Repeat the listing exactly as given, omitting every image.

• **Raw records**
▶

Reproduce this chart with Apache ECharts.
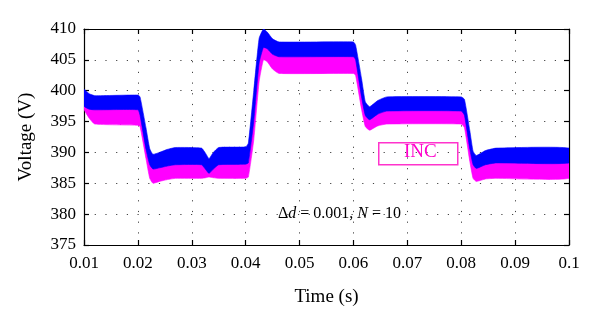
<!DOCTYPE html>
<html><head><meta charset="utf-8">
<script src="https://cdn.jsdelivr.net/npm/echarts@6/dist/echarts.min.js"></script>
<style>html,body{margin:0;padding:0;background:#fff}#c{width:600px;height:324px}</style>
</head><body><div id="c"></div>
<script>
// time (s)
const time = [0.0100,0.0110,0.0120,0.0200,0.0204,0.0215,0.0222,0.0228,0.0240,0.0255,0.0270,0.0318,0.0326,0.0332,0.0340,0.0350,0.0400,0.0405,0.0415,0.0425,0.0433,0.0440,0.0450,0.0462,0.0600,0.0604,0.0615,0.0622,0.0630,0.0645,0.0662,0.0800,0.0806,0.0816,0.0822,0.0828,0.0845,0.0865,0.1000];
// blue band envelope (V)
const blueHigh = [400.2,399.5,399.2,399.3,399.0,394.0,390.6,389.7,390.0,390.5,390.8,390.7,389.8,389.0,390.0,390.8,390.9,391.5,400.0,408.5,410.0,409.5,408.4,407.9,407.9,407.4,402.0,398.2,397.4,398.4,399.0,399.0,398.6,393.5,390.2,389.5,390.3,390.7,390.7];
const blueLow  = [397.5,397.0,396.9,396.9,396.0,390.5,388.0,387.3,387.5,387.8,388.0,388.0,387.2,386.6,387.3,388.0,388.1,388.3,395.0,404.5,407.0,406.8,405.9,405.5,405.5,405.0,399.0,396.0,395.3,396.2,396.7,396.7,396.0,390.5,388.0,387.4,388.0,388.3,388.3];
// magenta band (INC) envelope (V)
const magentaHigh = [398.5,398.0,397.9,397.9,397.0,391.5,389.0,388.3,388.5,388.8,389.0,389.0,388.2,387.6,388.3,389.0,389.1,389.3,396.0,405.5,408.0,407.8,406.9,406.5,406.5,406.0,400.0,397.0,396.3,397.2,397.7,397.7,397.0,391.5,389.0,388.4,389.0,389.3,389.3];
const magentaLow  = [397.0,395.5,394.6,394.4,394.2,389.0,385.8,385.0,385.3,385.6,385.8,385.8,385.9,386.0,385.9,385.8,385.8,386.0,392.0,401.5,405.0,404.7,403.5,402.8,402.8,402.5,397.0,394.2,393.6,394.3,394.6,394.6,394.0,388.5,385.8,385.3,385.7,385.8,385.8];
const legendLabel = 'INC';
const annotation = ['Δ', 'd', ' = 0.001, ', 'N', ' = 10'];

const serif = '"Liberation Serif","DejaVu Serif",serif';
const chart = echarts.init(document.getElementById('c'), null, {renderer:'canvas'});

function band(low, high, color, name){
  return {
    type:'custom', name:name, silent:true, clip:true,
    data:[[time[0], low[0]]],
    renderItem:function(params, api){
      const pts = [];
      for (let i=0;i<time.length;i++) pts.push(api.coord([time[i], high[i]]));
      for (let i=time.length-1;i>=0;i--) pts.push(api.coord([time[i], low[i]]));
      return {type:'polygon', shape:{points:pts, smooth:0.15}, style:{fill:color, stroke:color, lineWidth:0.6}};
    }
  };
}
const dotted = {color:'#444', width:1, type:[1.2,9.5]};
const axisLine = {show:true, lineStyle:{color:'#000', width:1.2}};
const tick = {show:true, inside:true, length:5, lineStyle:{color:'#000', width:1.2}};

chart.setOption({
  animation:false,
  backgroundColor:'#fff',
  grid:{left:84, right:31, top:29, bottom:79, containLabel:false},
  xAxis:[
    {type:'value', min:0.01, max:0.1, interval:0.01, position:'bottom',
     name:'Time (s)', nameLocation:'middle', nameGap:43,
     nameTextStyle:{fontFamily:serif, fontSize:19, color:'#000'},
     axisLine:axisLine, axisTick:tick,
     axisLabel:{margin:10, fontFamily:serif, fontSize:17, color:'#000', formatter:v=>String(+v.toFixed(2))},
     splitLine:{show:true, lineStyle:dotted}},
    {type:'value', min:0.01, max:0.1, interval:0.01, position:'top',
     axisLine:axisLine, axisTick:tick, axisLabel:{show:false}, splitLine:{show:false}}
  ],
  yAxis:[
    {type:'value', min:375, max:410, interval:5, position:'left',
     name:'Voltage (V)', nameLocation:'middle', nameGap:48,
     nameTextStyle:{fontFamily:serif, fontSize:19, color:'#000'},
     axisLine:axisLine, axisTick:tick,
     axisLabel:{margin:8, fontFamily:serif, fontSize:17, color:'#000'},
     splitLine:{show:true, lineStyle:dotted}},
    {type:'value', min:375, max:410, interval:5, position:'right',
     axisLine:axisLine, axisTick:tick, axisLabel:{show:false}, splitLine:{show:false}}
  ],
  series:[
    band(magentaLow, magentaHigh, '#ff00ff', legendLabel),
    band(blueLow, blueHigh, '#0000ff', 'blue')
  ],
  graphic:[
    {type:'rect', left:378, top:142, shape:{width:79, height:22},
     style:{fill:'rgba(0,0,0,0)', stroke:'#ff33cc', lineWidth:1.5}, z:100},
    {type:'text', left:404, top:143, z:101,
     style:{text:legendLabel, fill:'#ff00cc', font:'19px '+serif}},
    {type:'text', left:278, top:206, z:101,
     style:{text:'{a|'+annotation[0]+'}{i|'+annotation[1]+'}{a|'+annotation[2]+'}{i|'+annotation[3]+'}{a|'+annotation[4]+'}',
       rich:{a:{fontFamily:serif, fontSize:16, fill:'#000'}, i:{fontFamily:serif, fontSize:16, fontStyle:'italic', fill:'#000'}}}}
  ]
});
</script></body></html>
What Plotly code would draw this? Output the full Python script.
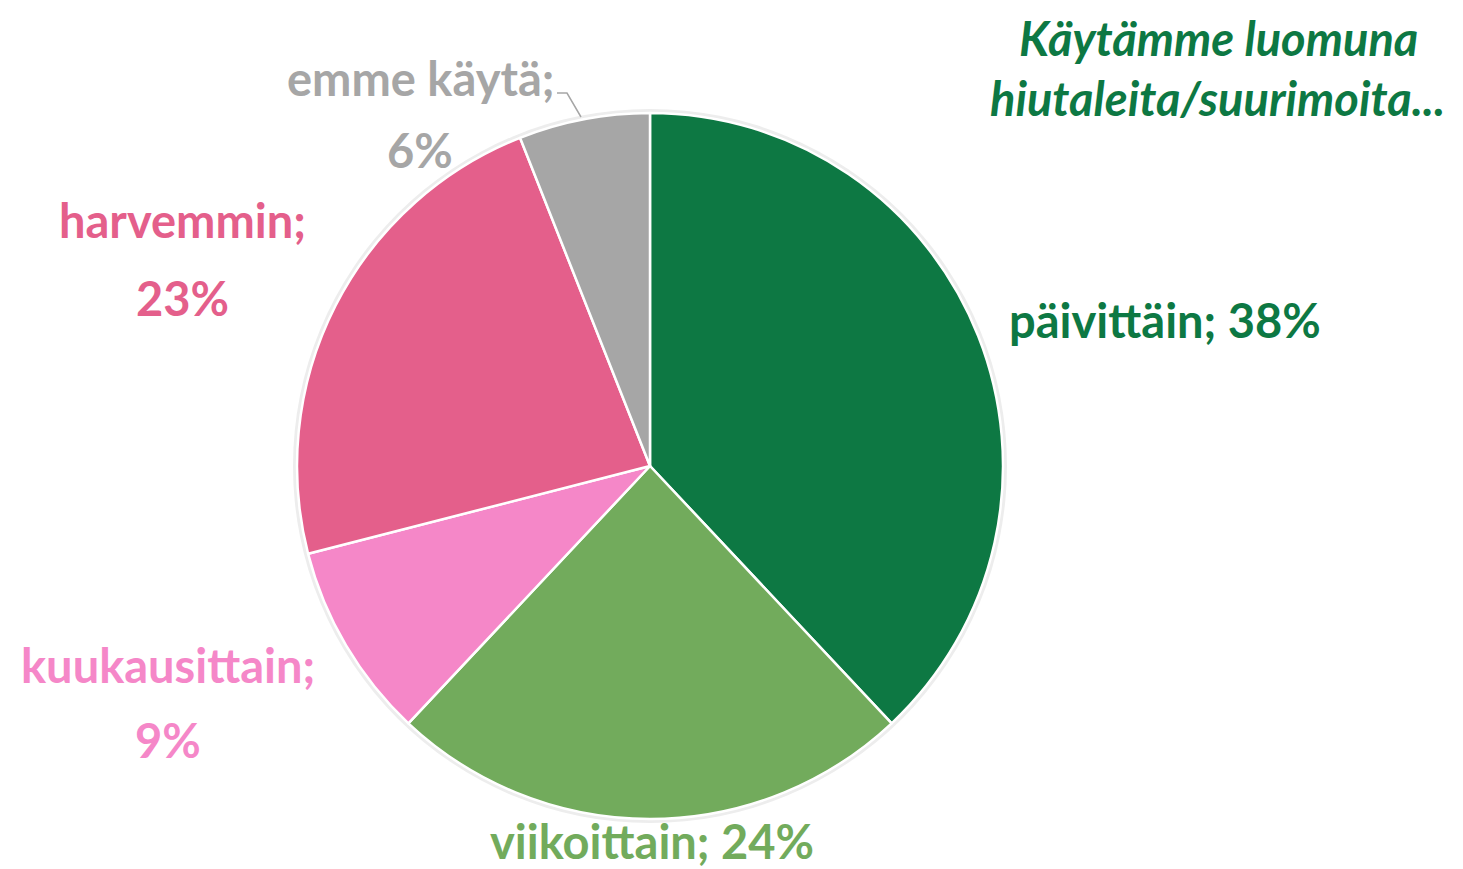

◀

• **The solution**
Reproduce this chart with Apache ECharts.
<!DOCTYPE html>
<html><head><meta charset="utf-8">
<script src="https://cdn.jsdelivr.net/npm/echarts@6/dist/echarts.min.js"></script>
<style>html,body{margin:0;padding:0;background:#fff}#c{width:600px;height:324px}</style>
</head><body><div id="c"></div>
<script>
// time (s)
const time = [0.0100,0.0110,0.0120,0.0200,0.0204,0.0215,0.0222,0.0228,0.0240,0.0255,0.0270,0.0318,0.0326,0.0332,0.0340,0.0350,0.0400,0.0405,0.0415,0.0425,0.0433,0.0440,0.0450,0.0462,0.0600,0.0604,0.0615,0.0622,0.0630,0.0645,0.0662,0.0800,0.0806,0.0816,0.0822,0.0828,0.0845,0.0865,0.1000];
// blue band envelope (V)
const blueHigh = [400.2,399.5,399.2,399.3,399.0,394.0,390.6,389.7,390.0,390.5,390.8,390.7,389.8,389.0,390.0,390.8,390.9,391.5,400.0,408.5,410.0,409.5,408.4,407.9,407.9,407.4,402.0,398.2,397.4,398.4,399.0,399.0,398.6,393.5,390.2,389.5,390.3,390.7,390.7];
const blueLow  = [397.5,397.0,396.9,396.9,396.0,390.5,388.0,387.3,387.5,387.8,388.0,388.0,387.2,386.6,387.3,388.0,388.1,388.3,395.0,404.5,407.0,406.8,405.9,405.5,405.5,405.0,399.0,396.0,395.3,396.2,396.7,396.7,396.0,390.5,388.0,387.4,388.0,388.3,388.3];
// magenta band (INC) envelope (V)
const magentaHigh = [398.5,398.0,397.9,397.9,397.0,391.5,389.0,388.3,388.5,388.8,389.0,389.0,388.2,387.6,388.3,389.0,389.1,389.3,396.0,405.5,408.0,407.8,406.9,406.5,406.5,406.0,400.0,397.0,396.3,397.2,397.7,397.7,397.0,391.5,389.0,388.4,389.0,389.3,389.3];
const magentaLow  = [397.0,395.5,394.6,394.4,394.2,389.0,385.8,385.0,385.3,385.6,385.8,385.8,385.9,386.0,385.9,385.8,385.8,386.0,392.0,401.5,405.0,404.7,403.5,402.8,402.8,402.5,397.0,394.2,393.6,394.3,394.6,394.6,394.0,388.5,385.8,385.3,385.7,385.8,385.8];
const legendLabel = 'INC';
const annotation = ['Δ', 'd', ' = 0.001, ', 'N', ' = 10'];

const serif = '"Liberation Serif","DejaVu Serif",serif';
const chart = echarts.init(document.getElementById('c'), null, {renderer:'canvas'});

function band(low, high, color, name){
  return {
    type:'custom', name:name, silent:true, clip:true,
    data:[[time[0], low[0]]],
    renderItem:function(params, api){
      const pts = [];
      for (let i=0;i<time.length;i++) pts.push(api.coord([time[i], high[i]]));
      for (let i=time.length-1;i>=0;i--) pts.push(api.coord([time[i], low[i]]));
      return {type:'polygon', shape:{points:pts, smooth:0.15}, style:{fill:color, stroke:color, lineWidth:0.6}};
    }
  };
}
const dotted = {color:'#444', width:1, type:[1.2,9.5]};
const axisLine = {show:true, lineStyle:{color:'#000', width:1.2}};
const tick = {show:true, inside:true, length:5, lineStyle:{color:'#000', width:1.2}};

chart.setOption({
  animation:false,
  backgroundColor:'#fff',
  grid:{left:84, right:31, top:29, bottom:79, containLabel:false},
  xAxis:[
    {type:'value', min:0.01, max:0.1, interval:0.01, position:'bottom',
     name:'Time (s)', nameLocation:'middle', nameGap:43,
     nameTextStyle:{fontFamily:serif, fontSize:19, color:'#000'},
     axisLine:axisLine, axisTick:tick,
     axisLabel:{margin:10, fontFamily:serif, fontSize:17, color:'#000', formatter:v=>String(+v.toFixed(2))},
     splitLine:{show:true, lineStyle:dotted}},
    {type:'value', min:0.01, max:0.1, interval:0.01, position:'top',
     axisLine:axisLine, axisTick:tick, axisLabel:{show:false}, splitLine:{show:false}}
  ],
  yAxis:[
    {type:'value', min:375, max:410, interval:5, position:'left',
     name:'Voltage (V)', nameLocation:'middle', nameGap:48,
     nameTextStyle:{fontFamily:serif, fontSize:19, color:'#000'},
     axisLine:axisLine, axisTick:tick,
     axisLabel:{margin:8, fontFamily:serif, fontSize:17, color:'#000'},
     splitLine:{show:true, lineStyle:dotted}},
    {type:'value', min:375, max:410, interval:5, position:'right',
     axisLine:axisLine, axisTick:tick, axisLabel:{show:false}, splitLine:{show:false}}
  ],
  series:[
    band(magentaLow, magentaHigh, '#ff00ff', legendLabel),
    band(blueLow, blueHigh, '#0000ff', 'blue')
  ],
  graphic:[
    {type:'rect', left:378, top:142, shape:{width:79, height:22},
     style:{fill:'rgba(0,0,0,0)', stroke:'#ff33cc', lineWidth:1.5}, z:100},
    {type:'text', left:404, top:143, z:101,
     style:{text:legendLabel, fill:'#ff00cc', font:'19px '+serif}},
    {type:'text', left:278, top:206, z:101,
     style:{text:'{a|'+annotation[0]+'}{i|'+annotation[1]+'}{a|'+annotation[2]+'}{i|'+annotation[3]+'}{a|'+annotation[4]+'}',
       rich:{a:{fontFamily:serif, fontSize:16, fill:'#000'}, i:{fontFamily:serif, fontSize:16, fontStyle:'italic', fill:'#000'}}}}
  ]
});
</script></body></html>
What Plotly code would draw this? Output the full Python script.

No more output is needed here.